Promised new markets never materialized for either farmers or domestically manufactured goods. In fact, only
one new market was ever created: a robust labor market overseas as jobs fled from the U.S. in search of low wage workers and less regulation.
Meanwhile, the
only thing that has increased is the U.S. trade deficit. Before NAFTA in 1993, we actually had a modest trade surplus of $1.6 billion with Mexico, according to the Economic Policy Institute. Now as of 2012, our trade deficit with them has reached $181 million, according to Public Citizen. And that trade deficit is expected to grow even if we do not enact new trade legislation. That's because of our strong dollar. Due to international monetary conditions, including the weak Euro, our dollar has strengthened, making our exports more expensive. That is not good for our economy and makes any trade deal now dangerous.
So instead of trade surpluses, new markets and good jobs, what we have seen
for U.S workers is a race to the bottom. Displaced factory workers lost jobs
that are never coming back. The export of so many U.S. jobs has wiped out whole industries and devastated the lives of the displaced workers. And it has destroyed their towns, as this article from the Washington Post shows in heartbreaking detail.
Some of the more honest supporters of free trade have
acknowledged that NAFTA and other trade deals have not lived up to their
promises for America's economy or its workers. So they drag out a different argument: even
though free trade agreements have not met their original expectations in the
U.S., at least they have improved the lives of impoverished workers from
developing nations. Based on the experience in Mexico, though, NAFTA certainly
has not even done that.
In fact, the NAFTA years saw a wave of illegal immigration as Mexicans preferred to risk their lives to come to the U.S. in search of our
minimum wage jobs because they were more profitable and had better working
conditions than the Mexican maquiladoras, which paid low wages, flouted health
and safety rule, suppressed the right to organize a union, and generally
provided abysmal working conditions. Immigrants are still coming here, despite
recession and wage stagnation, because the jobs pay more, and they can both live
in the U.S. and send money home. That should tell you something about how
NAFTA’s promise has not even materialized to help those overseas.
But one unintended consequence of the trade deals is that
American workers who fell into the low paying service sector must now compete
for those jobs with illegal immigrants who often work off the books and are
ineligible for benefits. No wonder there is still so much slack in our labor
force and wages have stagnated for the average American.
Previous trade agreements did not deliver on their promises.
They did not usher in prosperity for American workers. They did nothing to
improve the lives of foreign workers, and they did not open markets for U.S.
exports.
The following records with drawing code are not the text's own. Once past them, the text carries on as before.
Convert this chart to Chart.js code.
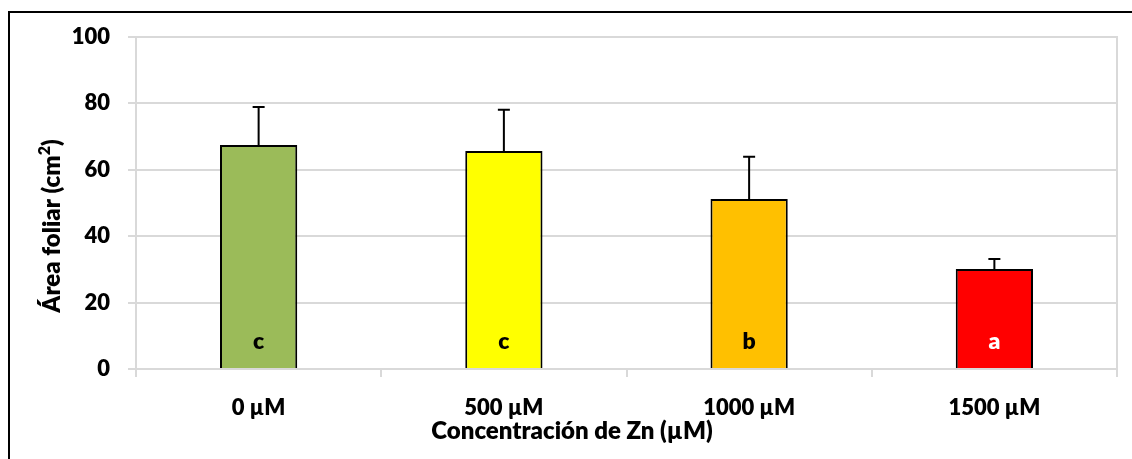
<!DOCTYPE html>
<html>
<head>
<meta charset="utf-8">
<script src="https://cdn.jsdelivr.net/npm/chart.js@4/dist/chart.umd.min.js"></script>
<style>
    body { margin: 0; background: #fff; }
    #wrap { position: relative; width: 1132px; height: 459px; overflow: hidden; }
    #frame { position: absolute; left: 8px; top: 11px; width: 1200px; height: 500px;
             border-left: 2px solid #000; border-top: 2px solid #000; }
    #chart { position: absolute; left: 0; top: 0; }
</style>
</head>
<body>
<div id="wrap">
    <div id="frame"></div>
    <canvas id="chart" width="1132" height="459"></canvas>
</div>
<script>
// Data
const categories = ['0 µM', '500 µM', '1000 µM', '1500 µM'];
const leafArea = [67.5, 65.7, 51.2, 30.1];
const errors = [11.4, 12.4, 12.7, 3.0];
const letters = ['c', 'c', 'b', 'a'];
const letterColors = ['#000', '#000', '#000', '#fff'];
const barColors = ['#9BBB59', '#FFFF00', '#FFC000', '#FF0000'];
const yTicks = [0, 20, 40, 60, 80, 100];

const xTitle = 'Concentración de Zn (µM)';
const yTitle = 'Área foliar (cm';

const FONT = 'Lato, "Open Sans", sans-serif';
const W = '800';
const GRID = '#d9d9d9';

// Error bars, letters, axis titles and right border of plot
const extrasPlugin = {
    id: 'extras',
    afterDatasetsDraw(chart) {
        const ctx = chart.ctx;
        const meta = chart.getDatasetMeta(0);
        const y = chart.scales.y;
        const area = chart.chartArea;

        ctx.save();
        ctx.strokeStyle = GRID;
        ctx.lineWidth = 2;
        ctx.beginPath();
        ctx.moveTo(area.right, area.top - 1);
        ctx.lineTo(area.right, area.bottom + 8);
        ctx.stroke();

        ctx.strokeStyle = '#000';
        ctx.lineWidth = 2;
        meta.data.forEach((bar, i) => {
            const top = y.getPixelForValue(leafArea[i]);
            const end = y.getPixelForValue(leafArea[i] + errors[i]);
            ctx.beginPath();
            ctx.moveTo(bar.x, top);
            ctx.lineTo(bar.x, end);
            ctx.moveTo(bar.x - 6, end);
            ctx.lineTo(bar.x + 6, end);
            ctx.stroke();

            ctx.fillStyle = letterColors[i];
            ctx.font = W + ' 23px ' + FONT;
            ctx.textAlign = 'center';
            ctx.textBaseline = 'middle';
            ctx.fillText(letters[i], bar.x, y.getPixelForValue(8.4));
        });

        // x title
        ctx.fillStyle = '#000';
        ctx.font = W + ' 24px ' + FONT;
        ctx.textAlign = 'center';
        ctx.textBaseline = 'middle';
        ctx.fillText(xTitle, 572, 431);

        // y title with superscript 2
        ctx.translate(52, 226);
        ctx.rotate(-Math.PI / 2);
        ctx.font = W + ' 24px ' + FONT;
        const w1 = ctx.measureText(yTitle).width;
        ctx.font = W + ' 16px ' + FONT;
        const w2 = ctx.measureText('2').width;
        ctx.font = W + ' 24px ' + FONT;
        const w3 = ctx.measureText(')').width;
        let x0 = -(w1 + w2 + w3) / 2;
        ctx.textAlign = 'left';
        ctx.fillText(yTitle, x0, 0);
        ctx.font = W + ' 16px ' + FONT;
        ctx.fillText('2', x0 + w1, -7);
        ctx.font = W + ' 24px ' + FONT;
        ctx.fillText(')', x0 + w1 + w2, 0);
        ctx.restore();
    }
};

new Chart(document.getElementById('chart'), {
    type: 'bar',
    data: {
        labels: categories,
        datasets: [{
            data: leafArea,
            backgroundColor: barColors,
            borderColor: '#000',
            borderWidth: 2,
            barPercentage: 0.315,
            categoryPercentage: 1
        }]
    },
    options: {
        responsive: false,
        animation: false,
        layout: { padding: { top: 37, right: 15, left: 20, bottom: 0 } },
        plugins: {
            legend: { display: false },
            tooltip: { enabled: false }
        },
        scales: {
            x: {
                grid: { drawOnChartArea: false, color: GRID, lineWidth: 2, tickLength: 8, offset: true },
                border: { display: false },
                ticks: { color: '#000', font: { family: FONT, size: 22, weight: W }, padding: 18 },
                afterFit(scale) { scale.height = 90; }
            },
            y: {
                min: 0,
                max: 100,
                afterBuildTicks(scale) { scale.ticks = yTicks.map(v => ({ value: v })); },
                grid: { color: GRID, lineWidth: 2, tickLength: 8 },
                border: { color: GRID, width: 2 },
                ticks: { color: '#000', font: { family: FONT, size: 22, weight: W }, padding: 18 },
                afterFit(scale) { scale.width = 116; }
            }
        }
    },
    plugins: [extrasPlugin]
});
</script>
</body>
</html>
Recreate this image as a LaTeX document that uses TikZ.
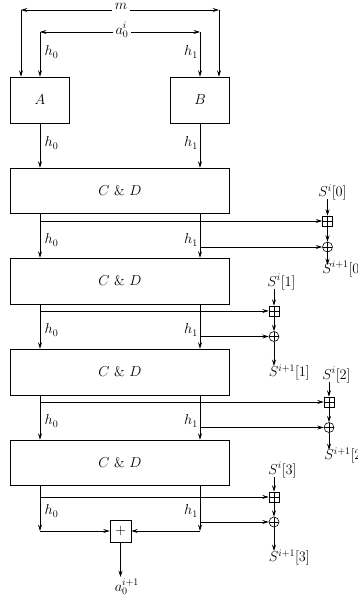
\documentclass[tikz,border=0pt]{standalone}
\usetikzlibrary{arrows.meta}
\begin{document}
\begin{tikzpicture}[x=1pt,y=-1pt,
  >={Stealth[length=6.5pt,width=4pt,inset=2.5pt]},
  line width=0.6pt,
  font=\fontsize{14}{16}\selectfont,
  blk/.style={draw, rectangle, inner sep=0pt},
  lbl/.style={inner sep=0pt},
  cover/.style={fill=white, inner sep=2.5pt},
  bplus/.style={draw, rectangle, minimum size=10pt, inner sep=0pt,
    path picture={\draw[line width=0.5pt] (path picture bounding box.north) -- (path picture bounding box.south)
      (path picture bounding box.west) -- (path picture bounding box.east);}},
  oplus/.style={draw, circle, minimum size=10pt, inner sep=0pt,
    path picture={\draw[line width=0.5pt] (path picture bounding box.north) -- (path picture bounding box.south)
      (path picture bounding box.west) -- (path picture bounding box.east);}},
  sumbox/.style={draw, rectangle, minimum width=21pt, minimum height=22pt, inner sep=0pt}
]
\useasboundingbox (0,0) rectangle (358,607);

% boxes
\node[blk, minimum width=59pt, minimum height=46pt] (A) at (40,100) {$A$};
\node[blk, minimum width=59pt, minimum height=46pt] (B) at (200,100) {$B$};
\node[blk, minimum width=219pt, minimum height=45pt] (CD1) at (120,190.5) {$C$ \& $D$};
\node[blk, minimum width=219pt, minimum height=46pt] (CD2) at (120,281) {$C$ \& $D$};
\node[blk, minimum width=219pt, minimum height=46pt] (CD3) at (120,372) {$C$ \& $D$};
\node[blk, minimum width=219pt, minimum height=45pt] (CD4) at (120,462.5) {$C$ \& $D$};

% top inputs
\coordinate (mL) at (21,10);
\coordinate (mR) at (219,10);
\coordinate (aL) at (40,32);
\coordinate (aR) at (200,32);
\draw[<->] (mL) -- (mR);
\draw[<->] (aL) -- (aR);
\node[cover] (m) at (121,6.5) {$m$};
\node[cover] (ai) at (122,30) {$a_0^i$};
\draw[->] (mL) -- (mL |- A.north);
\draw[->] (mR) -- (mR |- B.north);
\draw[->] (aL) -- (A.north);
\draw[->] (aR) -- (B.north);
\node[lbl] (h0a) at (51.5,52) {$h_0$};
\node[lbl] (h1a) at (191,52) {$h_1$};

% A,B to CD1
\draw[->] (A.south) -- (A.south |- CD1.north);
\draw[->] (B.south) -- (B.south |- CD1.north);
\node[lbl] (h0b) at (51.5,143) {$h_0$};
\node[lbl] (h1b) at (191,143) {$h_1$};

% between CD boxes
\foreach \u/\v/\ly in {CD1/CD2/240, CD2/CD3/330, CD3/CD4/421}{
  \draw[->] (\u.south -| A.south) -- (\v.north -| A.south);
  \draw[->] (\u.south -| B.south) -- (\v.north -| B.south);
  \node[lbl] at (51.5,\ly) {$h_0$};
  \node[lbl] at (191,\ly) {$h_1$};
}

% side groups
% group 1
\node[bplus] (bp1) at (327.5,221) {};
\node[oplus] (op1) at (327.5,247) {};
\coordinate (t1) at (40,221);
\coordinate (u1) at (200,247);
\draw[->] (t1) -- (bp1);
\draw[->] (u1) -- (op1);
\node[lbl, anchor=base west] (si0) at (318,196.5) {$S^i[0]$};
\coordinate (si0b) at (327.5,199);
\draw[->] (si0b) -- (bp1);
\draw[->] (bp1) -- (op1);
\coordinate (so0t) at (327.5,265);
\draw[->] (op1) -- (so0t);
\node[lbl, anchor=base west] (so0) at (322,273) {$S^{i+1}[0]$};

% group 2
\node[bplus] (bp2) at (274,311) {};
\node[oplus] (op2) at (274,336.5) {};
\coordinate (t2) at (40,311);
\coordinate (u2) at (200,336.5);
\draw[->] (t2) -- (bp2);
\draw[->] (u2) -- (op2);
\node[lbl, anchor=base west] (si1) at (267,286) {$S^i[1]$};
\coordinate (si1b) at (274,288.5);
\draw[->] (si1b) -- (bp2);
\draw[->] (bp2) -- (op2);
\coordinate (so1t) at (274,366);
\draw[->] (op2) -- (so1t);
\node[lbl, anchor=base west] (so1) at (268.5,376.5) {$S^{i+1}[1]$};

% group 3
\node[bplus] (bp3) at (329,402) {};
\node[oplus] (op3) at (329,427.5) {};
\coordinate (t3) at (40,402);
\coordinate (u3) at (200,427.5);
\draw[->] (t3) -- (bp3);
\draw[->] (u3) -- (op3);
\node[lbl, anchor=base west] (si2) at (322,379) {$S^i[2]$};
\coordinate (si2b) at (329,381.5);
\draw[->] (si2b) -- (bp3);
\draw[->] (bp3) -- (op3);
\coordinate (so2t) at (329,450);
\draw[->] (op3) -- (so2t);
\node[lbl, anchor=base west] (so2) at (324,459.5) {$S^{i+1}[2]$};

% group 4
\node[bplus] (bp4) at (274,497) {};
\node[oplus] (op4) at (274,522) {};
\coordinate (t4) at (40,497);
\coordinate (u4) at (200,522);
\draw[->] (t4) -- (bp4);
\draw[->] (u4) -- (op4);
\node[lbl, anchor=base west] (si3) at (268,474) {$S^i[3]$};
\coordinate (si3b) at (274,476.5);
\draw[->] (si3b) -- (bp4);
\draw[->] (bp4) -- (op4);
\coordinate (so3t) at (274,551);
\draw[->] (op4) -- (so3t);
\node[lbl, anchor=base west] (so3) at (268.5,561.5) {$S^{i+1}[3]$};

% final sum
\node[sumbox] (P) at (120.5,531) {$+$};
\coordinate (c0) at (40,531);
\coordinate (c1) at (200,531);
\draw[->] (CD4.south -| A.south) -- (c0);
\draw[->] (CD4.south -| B.south) -- (c1);
\draw[->] (c0) -- (P);
\draw[->] (c1) -- (P);
\node[lbl] (h0e) at (51.5,511) {$h_0$};
\node[lbl] (h1e) at (191,511) {$h_1$};
\coordinate (aout) at (120.5,577);
\draw[->] (P) -- (aout);
\node[lbl, anchor=north west] (ao) at (114.5,578.5) {$a_0^{i+1}$};
\end{tikzpicture}
\end{document}
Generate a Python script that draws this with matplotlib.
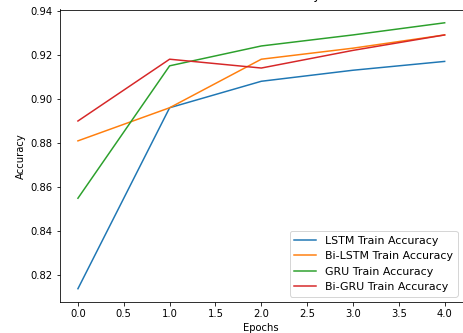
import matplotlib
matplotlib.use("Agg")
import matplotlib.pyplot as plt

# Epochs and train accuracy per model
epochs = [0, 1, 2, 3, 4]
lstm_acc = [0.814, 0.896, 0.908, 0.913, 0.917]
bilstm_acc = [0.881, 0.896, 0.918, 0.923, 0.929]
gru_acc = [0.855, 0.915, 0.924, 0.929, 0.9345]
bigru_acc = [0.890, 0.918, 0.914, 0.922, 0.929]

fig = plt.figure(figsize=(463 / 72, 333 / 72), dpi=72)
ax = fig.add_axes([59.6 / 463, 1 - 302 / 333, 1 - 59.6 / 463, (302 - 9.5) / 333])

ax.plot(epochs, lstm_acc, label='LSTM Train Accuracy')
ax.plot(epochs, bilstm_acc, label='Bi-LSTM Train Accuracy')
ax.plot(epochs, gru_acc, label='GRU Train Accuracy')
ax.plot(epochs, bigru_acc, label='Bi-GRU Train Accuracy')

# titulo casi fuera de la imagen (recortado en la referencia)
ax.set_title('(a) Models Train Accuracy Trend', fontsize=12, pad=10)
ax.set_xlabel('Epochs')
ax.set_ylabel('Accuracy')
ax.legend(loc='lower right', fontsize=11)

fig.savefig('out.png', dpi=72)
Indeed, NAFTA and CAFTA contributed to the growing wage inequality and
soft labor market at home without improving the wages of overseas workers And
to add insult to injury, they substantially increased our trade deficit, which
is never a good thing for any country’s economy.
Opposition to still another trade deal has nothing to do
with its secrecy. It has everything to do with its history. The secrecy objection
is a red herring. All it does is highlight the fact that those who support TPP
have tired arguments, failed policy, and no credible response to the very
legitimate question: how will this trade agreement be different this time? Without an answer to that and transparency, this trade deal should not be enacted.